Not what you expect.
9 December 1999 | by (Canberra, Australia) – See all my reviews

I'm not sure what you expect; but I'm pretty sure it isn't this.

We open in the early days of World War II with some motorcyclists speeding through the English countryside to some jaunty music. (The score, by the way, is a fine one - by Allan Gray, a composer I don't think I've heard of in any other context.) Very little is explained about the motorcyclists' quest and we don't get the full significance of the opening events until the the film's conclusion, after we've gone back to the end of the Boer War and seen events narrated from there. There's no sudden revelation at the end: it just slowly dawns on us why the motorcycle chase was so very important. I found, also, that the title preyed on my mind through most of the film's running time. It's `The Life AND DEATH of Colonel Blimp'. Why `death'?

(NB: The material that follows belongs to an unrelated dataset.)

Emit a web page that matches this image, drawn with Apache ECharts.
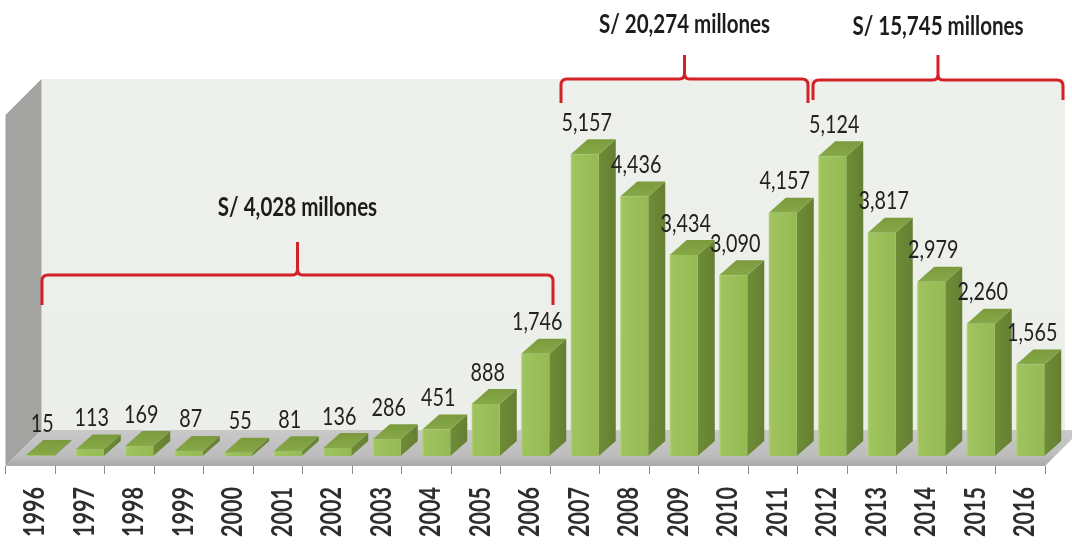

It's a lovely, sad story with a pronounced moral, even though it isn't at all clear, even on reflection, what the moral is. Does Clive Candy really become out of date and out of touch? If so, when? There doesn't seem to be any particular moment; or rather, there are many moments - he's a character who always gives the impression of having only just ossified.

There's a lot of humour beneath the sadness - I'm particularly fond of the Battle of the Orchestra, which takes place late last century, where Candy keeps bribing the musicians to play a piece by Johann Strauss, while a German officer, who loathes the piece, offers fresh bribes to get them to stop. The German officer is, of course, an omen. Strauss is much too merry for the Germany that's to come.